Real-World Nonduality by Greg Goode

Real-World Nonduality by Greg Goode

Author:Greg Goode [Goode, Greg]
Language: eng
Format: epub
ISBN: 9781999353513
Publisher: New Sarum Press
Published: 2019-01-22T22:00:00+00:00


Francis Lucille

But it wasn’t until I first met Francis Lucille and experienced the perfume of nonduality for the first time that things changed. Francis and I became friends. There was a period, over a year and a half, maybe two, in the beginning that I didn’t have to work, and I just went to his retreats. I attended lots of satsangs in the NYC area as many new Advaita teachers began to appear on the scene, most notably Gangaji, Wayne Liquorman, and Catherine Ingram. But I just really resonated with Francis.

When I first met Francis he invited me to accompany him to his next scheduled meeting, which was in Boston.
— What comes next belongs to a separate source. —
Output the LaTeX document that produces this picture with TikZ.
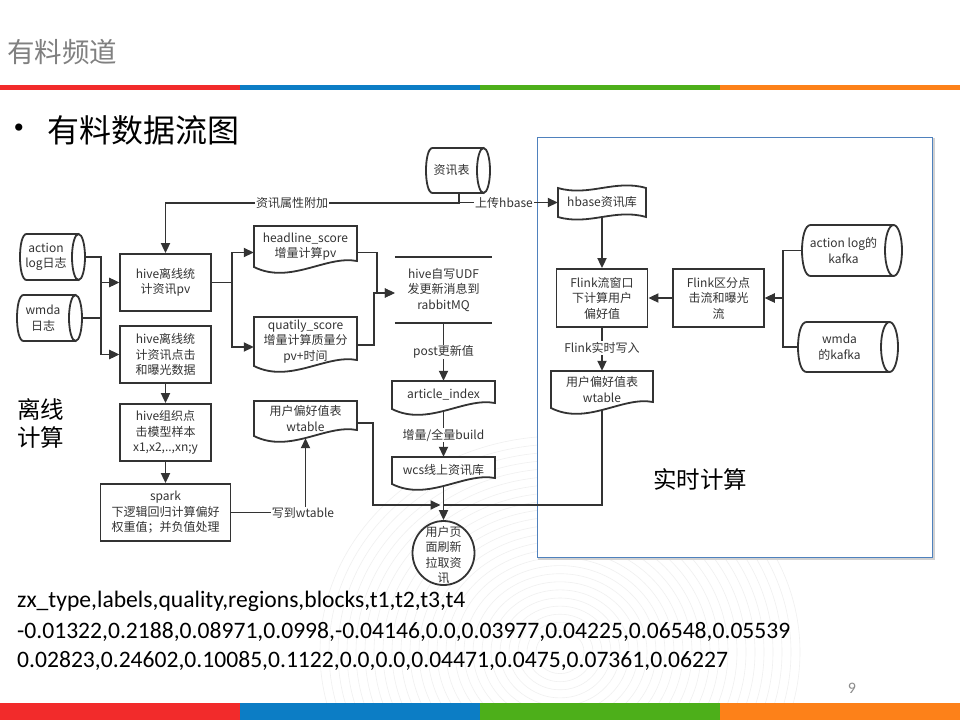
\documentclass[tikz,border=0pt]{standalone}
\usepackage{fontspec}
\setmainfont{Noto Sans CJK SC}
\newfontfamily\numfont{Carlito}
\newfontfamily\dotfont{Liberation Serif}
\usetikzlibrary{arrows.meta,calc,shapes.geometric}
\pgfdeclarelayer{back}
\pgfdeclarelayer{wires}
\pgfsetlayers{back,wires,main}

\definecolor{ink}{HTML}{333333}
\definecolor{barred}{HTML}{F22B2B}
\definecolor{barblue}{HTML}{0C7DC5}
\definecolor{bargreen}{HTML}{4DAF1A}
\definecolor{barorange}{HTML}{FD8119}
\definecolor{frameblue}{HTML}{4F81BD}

\tikzset{
  ln/.style={draw=ink, line width=1.8pt},
  arr/.style={ln, -{Triangle[length=10pt,width=9pt]}},
  txt/.style={text=ink, align=center, inner sep=0pt, font=\fontsize{12}{15.5}\selectfont},
  box/.style={txt, draw=ink, line width=1.8pt, fill=white},
  lbl/.style={txt, fill=white, inner sep=1pt},
}

% document: flat top, wavy bottom (x1,y1,x2,yb = left end of the wave)
\newcommand\docshape[6]{%
  \pgfmathsetmacro\dw{#4-#2}%
  \pgfmathsetmacro\dh{#5-#3}%
  \draw[ln,fill=white] (#2,#5) -- (#2,#3) -- (#4,#3) -- (#4,#5-6)
    .. controls (#4-0.3*\dw,#5-12) and (#2+0.35*\dw,#5+18) .. (#2,#5) -- cycle;
  \node[txt,minimum width=\dw pt,minimum height=\dh pt] (#1) at ({(#2+#4)/2},{(#3+#5)/2}) {#6};
}
% punched tape: wavy top and bottom
\newcommand\tapeshape[6]{%
  \pgfmathsetmacro\dw{#4-#2}%
  \pgfmathsetmacro\dh{#5-#3}%
  \draw[ln,fill=white] (#2,#3) .. controls (#2+0.35*\dw,#3+9) and (#4-0.35*\dw,#3-9) .. (#4,#3)
    -- (#4,#5) .. controls (#4-0.35*\dw,#5-9) and (#2+0.35*\dw,#5+9) .. (#2,#5) -- cycle;
  \node[txt,minimum width=\dw pt,minimum height=\dh pt] (#1) at ({(#2+#4)/2},{(#3+#5)/2}) {#6};
}
% lying cylinder, end face on the right (x1,y1,x2,y2,rx)
\newcommand\cylshape[7]{%
  \pgfmathsetmacro\ry{(#5-#3)/2}%
  \pgfmathsetmacro\ym{(#3+#5)/2}%
  \pgfmathsetmacro\bw{#4-#2-2*#6}%
  \pgfmathsetmacro\ch{#5-#3}%
  \draw[ln,fill=white] (#4-#6,#3) -- (#2+#6,#3) .. controls (#2-#6/3,#3) and (#2-#6/3,#5) .. (#2+#6,#5) -- (#4-#6,#5) -- cycle;
  \draw[ln,fill=white] (#4-#6,\ym) ellipse[x radius=#6pt, y radius=\ry pt];
  \node[txt,minimum width=\bw pt,minimum height=\ch pt] (#1) at ({(#2+#4)/2-#6},\ym) {#7};
}

\begin{document}
\begin{tikzpicture}[x=1pt,y=-1pt]
\useasboundingbox (0,0) rectangle (960,720);

\begin{pgfonlayer}{back}
  \fill[white] (0,0) rectangle (960,720);
  % faint ring watermark
  \begin{scope}
    \clip (0,92) rectangle (960,703);
    \foreach \r in {24,33,...,240}
      \draw[black!6, line width=0.6pt] (560,652) ellipse[x radius=\r pt, y radius=0.9*\r pt];
  \end{scope}
  % colour bars
  \fill[barred]    (0,84.5) rectangle (240,90);
  \fill[barblue]   (240,84.5) rectangle (480,90);
  \fill[bargreen]  (480,84.5) rectangle (720,90);
  \fill[barorange] (720,84.5) rectangle (960,90);
  \fill[barred]    (0,703) rectangle (240,720);
  \fill[barblue]   (240,703) rectangle (480,720);
  \fill[bargreen]  (480,703) rectangle (720,720);
  \fill[barorange] (720,703) rectangle (960,720);
  % real-time frame
  \draw[black!18, line width=2pt] (539,139) rectangle (934,559);
  \fill[white] (537,137) rectangle (932,557);
  \draw[frameblue, line width=1pt] (537,137) rectangle (932,557);
\end{pgfonlayer}

% headings
\node[anchor=west, text=black!50, inner sep=0pt, font=\fontsize{27.5}{27.5}\selectfont] (title) at (7,52) {有料频道};
\node[inner sep=0pt, font=\dotfont\fontsize{30}{30}\selectfont] (bullet) at (19,131) {•};
\node[anchor=west, inner sep=0pt, font=\fontsize{32}{32}\selectfont] (heading) at (47,130) {有料数据流图};
\node[anchor=west, align=left, inner sep=0pt, font=\fontsize{23.5}{28}\selectfont] (offline) at (17,423) {离线\\计算};
\node[inner sep=0pt, font=\fontsize{23.5}{23.5}\selectfont] (realtime) at (700,479) {实时计算};

% offline part
\cylshape{act}{20}{234}{85}{280}{6.5}{action\\log日志}
\cylshape{wm}{17}{295}{82}{341}{6.5}{wmda\\日志}
\cylshape{zx}{426}{148}{490}{193}{6.5}{资讯表}

\node[box, minimum width=91pt, minimum height=57pt] (hive1) at (165.5,282.5) {hive离线统\\计资讯pv};
\node[box, minimum width=91pt, minimum height=57pt] (hive2) at (165.5,354.5) {hive离线统\\计资讯点击\\和曝光数据};
\node[box, minimum width=91pt, minimum height=57pt] (hive3) at (165.5,432.5) {hive组织点\\击模型样本\\x1,x2,..,xn;y};
\node[box, minimum width=130pt, minimum height=57pt] (spark) at (165.5,512.5) {spark\\下逻辑回归计算偏好\\权重值；并负值处理};

\docshape{hl}{254}{226}{357}{267}{headline\_score\\增量计算pv}
\docshape{qs}{254}{317}{357}{366}{quatily\_score\\增量计算质量分\\pv+时间}
\docshape{wtl}{254}{401}{357}{436}{用户偏好值表\\wtable}
\docshape{ai}{392}{381}{495}{409}{article\_index}
\docshape{wcs}{392}{457}{495}{484}{wcs线上资讯库}

\node[txt, minimum width=97pt, minimum height=66pt] (udf) at (443.5,290) {hive自写UDF\\发更新消息到\\rabbitMQ};
\draw[ln] (udf.north west) -- (udf.north east);
\draw[ln] (udf.south west) -- (udf.south east);

\node[ellipse, draw=ink, line width=1.8pt, fill=white, minimum width=62pt, minimum height=64pt, inner sep=0pt] (user) at (443.5,553) {};
\node[txt] (usertext) at (443.5,555) {用户页\\面刷新\\拉取资\\讯};

% real-time part
\tapeshape{hb}{558}{188}{646}{217}{hbase资讯库}
\node[box, minimum width=91pt, minimum height=58pt] (fw) at (602,298) {Flink流窗口\\下计算用户\\偏好值};
\node[box, minimum width=91pt, minimum height=58pt] (fd) at (718.5,298) {Flink区分点\\击流和曝光\\流};
\cylshape{ak}{802}{225}{902}{276}{8.5}{action log的\\kafka}
\cylshape{wk}{798}{322}{898}{372}{8.5}{wmda\\的kafka}
\docshape{wtr}{551}{371}{653}{408}{用户偏好值表\\wtable}

% connectors
\begin{pgfonlayer}{wires}
  \draw[arr] (act.east) -| ([xshift=-18pt]hive1.west) -- (hive1.west);
  \draw[arr] (act.east) -| ([xshift=-18pt]hive2.west) -- (hive2.west);
  \draw[arr] (wm.east) -| ([xshift=-18pt]hive1.west) -- (hive1.west);
  \draw[arr] (wm.east) -| ([xshift=-18pt]hive2.west) -- (hive2.west);

  \draw[arr] ([xshift=7.5pt]zx.south) |- (hive1.north |- 0,203) -- (hive1.north);
  \draw[arr] ([xshift=7.5pt]zx.south) |- (hb.west);

  \draw[arr] (hive1.east) -| ([xshift=-22pt,yshift=-6pt]hl.west) -- ([yshift=-6pt]hl.west);
  \draw[arr] (hive1.east) -| ([xshift=-22pt,yshift=-5.5pt]qs.west) -- ([yshift=-5.5pt]qs.west);
  \draw[arr] ([yshift=-6pt]hl.east) -| ([xshift=-18pt,yshift=-3pt]udf.west) -- ([yshift=-3pt]udf.west);
  \draw[arr] ([yshift=-3.5pt]qs.east) -| ([xshift=-21pt,yshift=-3pt]udf.west) -- ([yshift=-3pt]udf.west);

  \draw[arr] (hive2.south) -- (hive3.north);
  \draw[arr] (hive3.south) -- (spark.north);
  \draw[arr] (spark.east) -| ([yshift=-2pt]wtl.south);

  \draw[arr] (udf.south) -- (ai.north);
  \draw[arr] (ai.south) -- (wcs.north);
  \draw[arr] (wcs.south) -- (user.north);
  \draw[arr] ([yshift=-4.5pt]wtl.east) -- ++(16,0) |- ([xshift=-3pt]user.north |- 0,505);
  \draw[ln] (wtr.south) |- (user.north |- 0,505);

  \draw[arr] (hb.south) -- (fw.north);
  \draw[arr] (fd.west) -- (fw.east);
  \draw[arr] (ak.west) -| ([xshift=18pt]fd.east) -- (fd.east);
  \draw[arr] (wk.west) -| ([xshift=18pt]fd.east) -- (fd.east);
  \draw[arr] (fw.south) -- (wtr.north);
\end{pgfonlayer}

% connector labels
\node[lbl] (lblattr) at (292,203) {资讯属性附加};
\node[lbl] (lblhbase) at (504,203) {上传hbase};
\node[lbl] (lblpost) at (443.5,352) {post更新值};
\node[lbl] (lblbuild) at (443.5,435) {增量/全量build};
\node[lbl] (lblflink) at (602,348) {Flink实时写入};
\node[lbl] (lblwt) at (303,513) {写到wtable};

% coefficient table
\node[anchor=west, inner sep=0pt, font=\numfont\fontsize{23.6}{23.6}\selectfont] (row0) at (17,601) {zx\_type,labels,quality,regions,blocks,t1,t2,t3,t4};
\node[anchor=west, inner sep=0pt, font=\numfont\fontsize{23.6}{23.6}\selectfont] (row1) at (17,632) {-0.01322,0.2188,0.08971,0.0998,-0.04146,0.0,0.03977,0.04225,0.06548,0.05539};
\node[anchor=west, inner sep=0pt, font=\numfont\fontsize{23.6}{23.6}\selectfont] (row2) at (17,661) {0.02823,0.24602,0.10085,0.1122,0.0,0.0,0.04471,0.0475,0.07361,0.06227};
\node[text=black!45, inner sep=0pt, font=\numfont\fontsize{16}{16}\selectfont] (page) at (852,688) {9};
\end{tikzpicture}
\end{document}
We drove, which was a wonderful opportunity to just be together in a relaxed way. It was during our ride that I did something that felt egoic, for which I apologized, and Francis immediately said, “Oh don’t worry about it, Jimmy. It’s not who you are.” Imagine knowing you didn’t have to kill the ego in order to be free of it!

You see I had grown up believing that the ego, with its wants and desires, was the source of suffering. One could even argue, as the Buddha did, that on an individual level the ego was the problem and had to be gotten rid of. I mean, wasn’t it my ego that suffered from being self-conscious and insecure? Wasn’t it me who felt jealous when someone I liked showed interest in someone else? Or angry when I wasn’t being heard or paid attention to sometimes? After all, didn’t the problems somehow have to do with something being wrong with me that I had to fix or overcome? Certain spiritual teachers would even say that in order for there to be enlightenment, the me had to disappear or that thoughts had to stop and the mind had to be quiet. And with the same breath they’d say there was no mind outside of thinking and that the mind was the ego that stood in the way of our true self.

When Francis said to me, “It’s not who you are,” I felt an immediate sense of relief. I felt off the hook, so to speak, because I saw something, a separation of sorts, inside. He then went on to explain that, if I could see the behavior and feeling, if I could stand apart from it, I necessarily wasn’t it, and that explained how I was feeling.

Boston was such a wonderful continuation to our first meeting in New York that I wanted to take every opportunity I could to be with him in order to learn everything about the direct path. You see, I was tasting what I had only been reading about all those years concerning the direct path and, for what felt like the first time, I was beginning to know with Francis what those words really meant.

Like when he’d point out that thoughts and feelings happened in the same place as did bodily sensations and sense perceptions, and that “it” was none other than this awareness I referred to as me.